Specialty court. A defendant might also qualify for a specialty court program, such as drug or DUI court, veterans court, or early disposition court. Participation in a specialty court typically involves intensive supervision and oversight of a defendant by a team consisting of a judge, prosecutor, defense attorney, probation, and treatment provider. These courts aim to address issues that may be contributing to criminal behavior, such as substance addiction, mental health issues, or PTSD. These courts don't always completely avoid jail time, but they tend to have high success rates.
Diversion.

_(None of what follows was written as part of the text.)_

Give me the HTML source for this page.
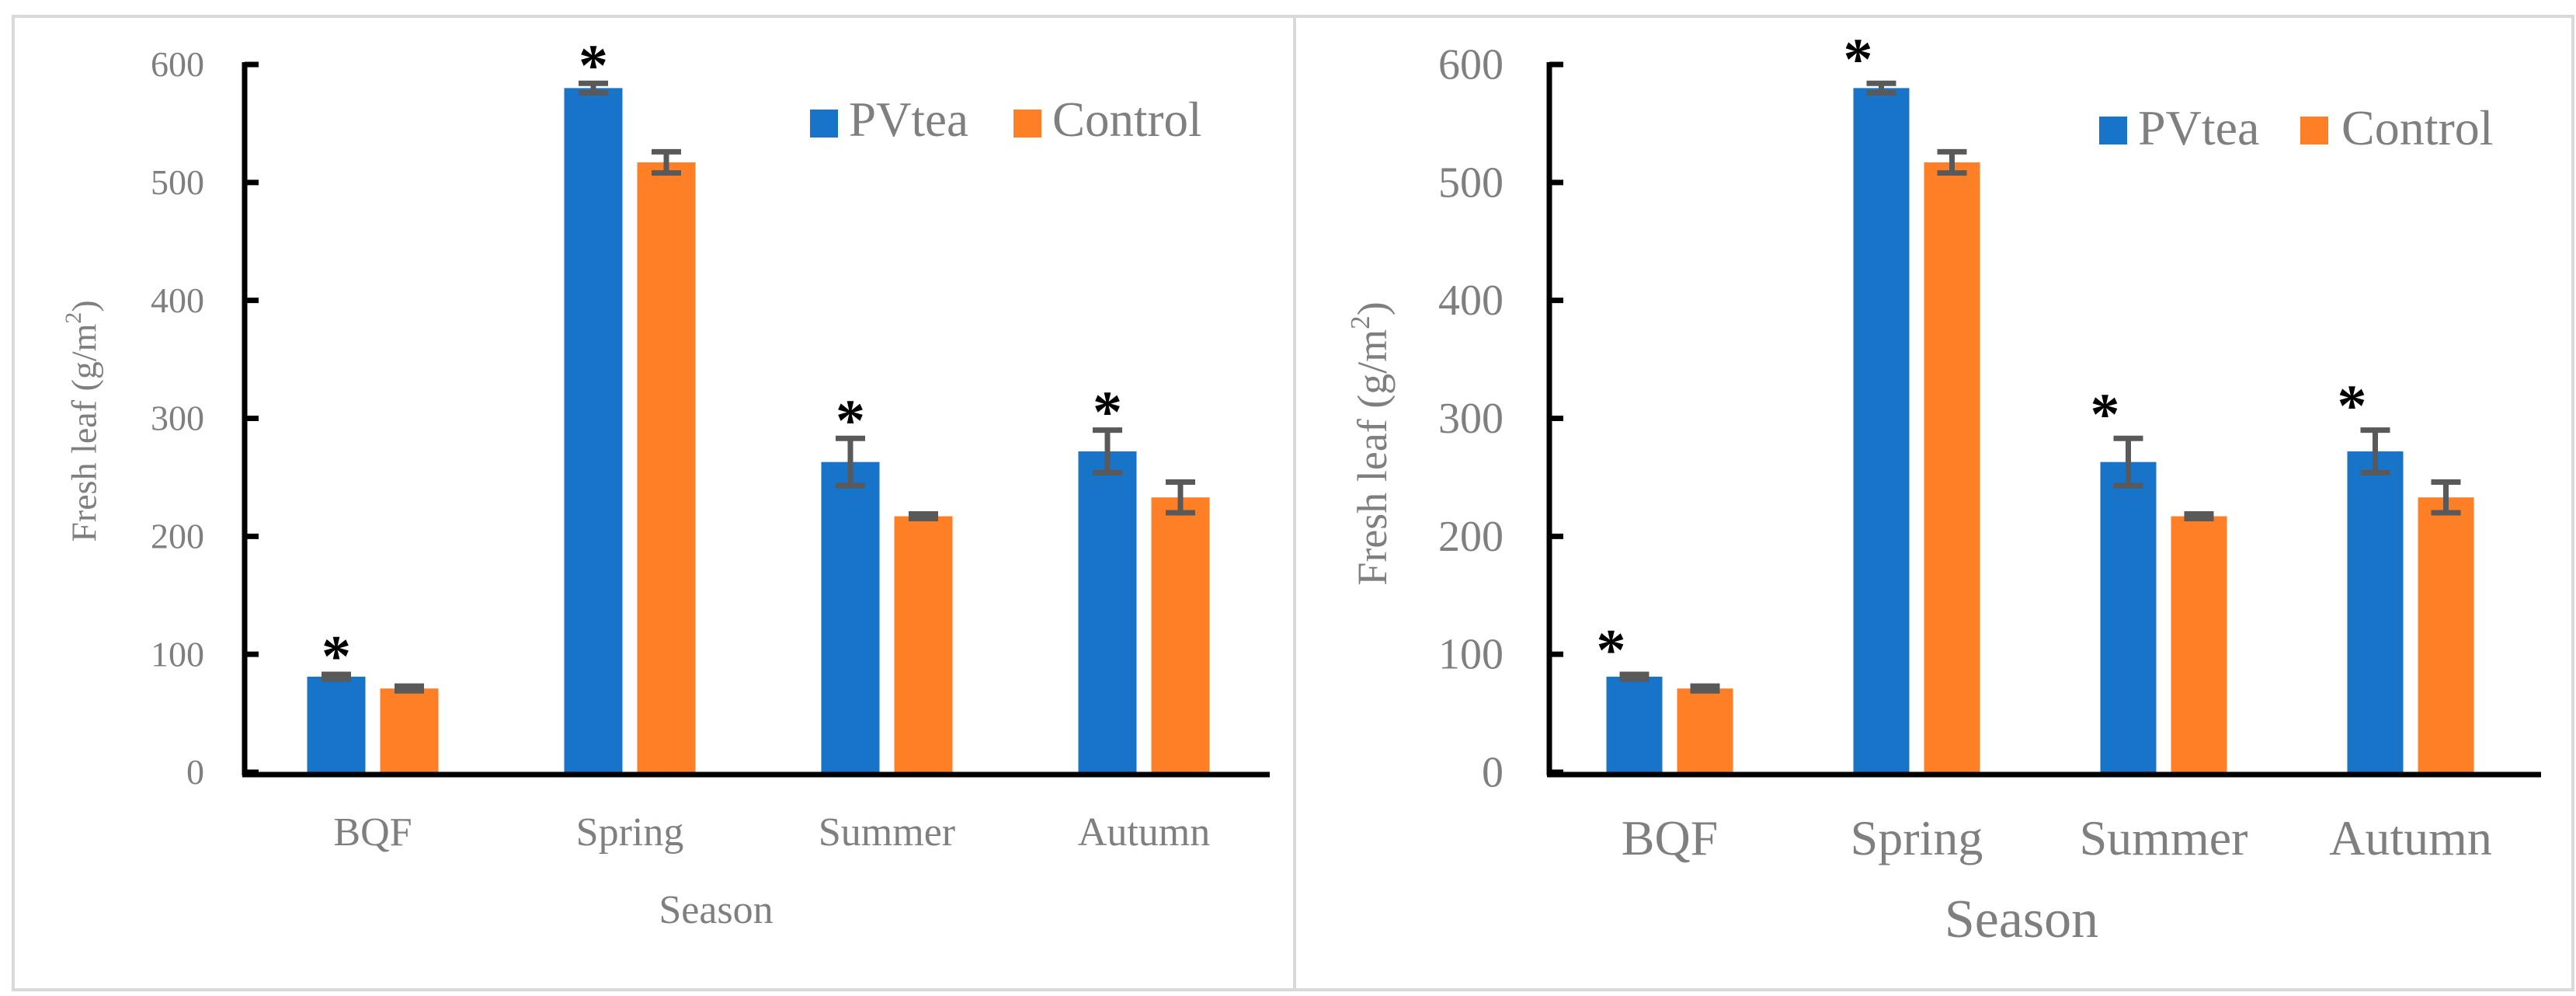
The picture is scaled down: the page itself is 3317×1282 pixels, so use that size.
<!DOCTYPE html>
<html><head><meta charset="utf-8"><style>
html,body{margin:0;padding:0;background:#fff;}
svg{display:block;}
text{font-family:"Liberation Serif",serif;}
</style></head><body>
<svg id="chart" width="3317" height="1282" viewBox="0 0 3317 1282" xmlns="http://www.w3.org/2000/svg">
<rect x="17" y="21" width="1650" height="1253" fill="none" stroke="#d9d9d9" stroke-width="4"/>
<rect x="1667" y="21" width="1646" height="1253" fill="none" stroke="#d9d9d9" stroke-width="4"/>
</svg>
<script>
const categories = ["BQF", "Spring", "Summer", "Autumn"];
const pvteaValues = [81, 580, 263, 272];
const controlValues = [71, 517, 217, 233];
const pvteaErrors = [2, 4, 20, 18];
const controlErrors = [2, 9, 2, 13];
const significantAll = [true, true, true, true];
const yTicks = [0, 100, 200, 300, 400, 500, 600];
const seriesNames = ["PVtea", "Control"];

const NS = "http://www.w3.org/2000/svg";
const svg = document.getElementById("chart");
function mk(tag, attrs, parent) {
  const e = document.createElementNS(NS, tag);
  for (const k in attrs) e.setAttribute(k, attrs[k]);
  (parent || svg).appendChild(e);
  return e;
}
const SERIF = "Liberation Serif, serif";

const panels = [
  {id:"left", ax:315, x1:1635, y0:994, y600:83, g0:480, gs:331, bw:75, gap:19,
   tickFs:46, tickRight:263, catFs:52, catY:1088, seasonFs:52, seasonX:922, seasonY:1188,
   ytX:108, ytY:542, ytFs:46, starDx:0, starGap:44,
   leg:{b:1043, bt:1093, o:1305, ot:1355, y:141, s:36, ty:175, fs:63}},
  {id:"right", ax:1995, x1:3272, y0:994, y600:83, g0:2150, gs:318, bw:72, gap:19,
   tickFs:56, tickRight:1936, catFs:64, catY:1100, seasonFs:70, seasonX:2603, seasonY:1206,
   ytX:1767, ytY:571, ytFs:54, starDx:-30, starGap:52,
   leg:{b:2703, bt:2753, o:2962, ot:3015, y:150, s:36, ty:186, fs:64}}
];

panels.forEach(p => {
  const g = mk("g", {});
  
  
  const yS = v => p.y0 - (p.y0 - p.y600) * v / 600;
  yTicks.forEach(t => {
    const tk = mk("line", {x1:p.ax, x2:p.ax+18, y1:yS(t), y2:yS(t), stroke:"#000", "stroke-width":7}, g);
    
    
    const tl = mk("text", {x:p.tickRight, y:yS(t)+p.tickFs*0.33, "text-anchor":"end", "font-size":p.tickFs, fill:"#7f7f7f", "font-family":SERIF}, g);
    tl.textContent = t;
    
    
  });
  categories.forEach((c, i) => {
    const cx = p.g0 + i * p.gs;
    const series = [[pvteaValues, pvteaErrors, "#1874c8", "pvtea"], [controlValues, controlErrors, "#ff7f27", "control"]];
    series.forEach((s, j) => {
      const x = j === 0 ? cx - p.gap/2 - p.bw : cx + p.gap/2;
      const v = s[0][i], e = s[1][i];
      const r = mk("rect", {x:x, y:yS(v), width:p.bw, height:p.y0 - yS(v), fill:s[2]}, g);
      
      
      const mx = x + p.bw/2;
      const eg = mk("g", {stroke:"#595959", "stroke-width":7}, g);
      
      
      mk("line", {x1:mx, x2:mx, y1:yS(v+e), y2:yS(v-e)}, eg);
      mk("line", {x1:mx-19, x2:mx+19, y1:yS(v+e), y2:yS(v+e)}, eg);
      mk("line", {x1:mx-19, x2:mx+19, y1:yS(v-e), y2:yS(v-e)}, eg);
      if (j === 0 && significantAll[i]) {
        const st = mk("text", {x:mx + p.starDx, y:yS(v+e) - p.starGap + 46, "text-anchor":"middle", "font-size":76, "font-weight":"bold", fill:"#000", "font-family":"Liberation Sans, sans-serif"}, g);
        st.textContent = "*";
        
        
      }
    });
    const cl = mk("text", {x:cx, y:p.catY, "text-anchor":"middle", "font-size":p.catFs, fill:"#7f7f7f", "font-family":SERIF}, g);
    cl.textContent = c;
    
    
  });
  const ya = mk("line", {x1:p.ax, x2:p.ax, y1:p.y600-3, y2:p.y0+4, stroke:"#000", "stroke-width":7}, g);
  
  
  const xa = mk("line", {x1:p.ax-3, x2:p.x1, y1:p.y0+3, y2:p.y0+3, stroke:"#000", "stroke-width":7}, g);
  
  
  const yt = mk("text", {x:p.ytX, y:p.ytY, "text-anchor":"middle", "font-size":p.ytFs, fill:"#7f7f7f", transform:"rotate(-90 "+p.ytX+" "+p.ytY+")", "dominant-baseline":"central", "font-family":SERIF}, g);
  yt.innerHTML = 'Fresh leaf (g/m<tspan dy="-' + (p.ytFs*0.3) + '" font-size="' + (p.ytFs*0.65) + '">2</tspan><tspan dy="' + (p.ytFs*0.3) + '">)</tspan>';
  
  
  const xt = mk("text", {x:p.seasonX, y:p.seasonY, "text-anchor":"middle", "font-size":p.seasonFs, fill:"#7f7f7f", "font-family":SERIF}, g);
  xt.textContent = "Season";
  
  
  const L = p.leg;
  const lg = mk("g", {}, g);
  
  
  [[L.b, L.bt, "#1874c8", seriesNames[0]], [L.o, L.ot, "#ff7f27", seriesNames[1]]].forEach(d => {
    const le = mk("g", {}, lg);
    
    
    mk("rect", {x:d[0], y:L.y, width:L.s, height:L.s, fill:d[2]}, le);
    const t = mk("text", {x:d[1], y:L.ty, "font-size":L.fs, fill:"#7f7f7f", "font-family":SERIF}, le);
    t.textContent = d[3];
  });
});
</script>
</body></html>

A person facing first-time misdemeanor changes may qualify for a diversion (or deferred prosecution) program. Diversion programs are run by prosecutor offices and eligibility varies. To be in a diversion program, the defendant will usually need to agree to pay victim restitution, attend educational programming or treatment (such as drug addiction treatment or anger management classes), stay out of trouble, and pay fees. Successful completion can result in dismissal of the charges.
If a defendant cannot afford to pay fines or other monetary obligations imposed by the court, the judge may allow the defendant to perform community restitution in lieu of the fine. Defendants can also ask the court to reduce a fine if payment would result in a hardship to the defendant or their immediate family.
Any criminal conviction, even for a misdemeanor, can have negative consequences in your life. If you have to serve time in jail, you could wind up losing your job and housing. A criminal conviction could also subject you to stiffer penalties if you get in trouble with the law again. If you're charged with any crime, you should talk to an Arizona criminal defense lawyer. An attorney can tell you what to expect in court, explore your legal options, and help you get the best outcome under the circumstances.
(Ariz. Rev. Stat. §§ 11-362, 13-601, 13-602, 13-603, 13-702, 13-707, 13-802, 13-821, 13-824, 13-825, 13-901, 13-901.01, 13-902, 13-1203, 13-1216, 13-1302, 13-1503, 13-1702, 13-1802, 13-2412, 13-2904, 13-2906, 13-2907, 13-2917, 13-3422, 13-3720, 28-701.02, 28-1174, 28-1522, 28-7506 (2023).)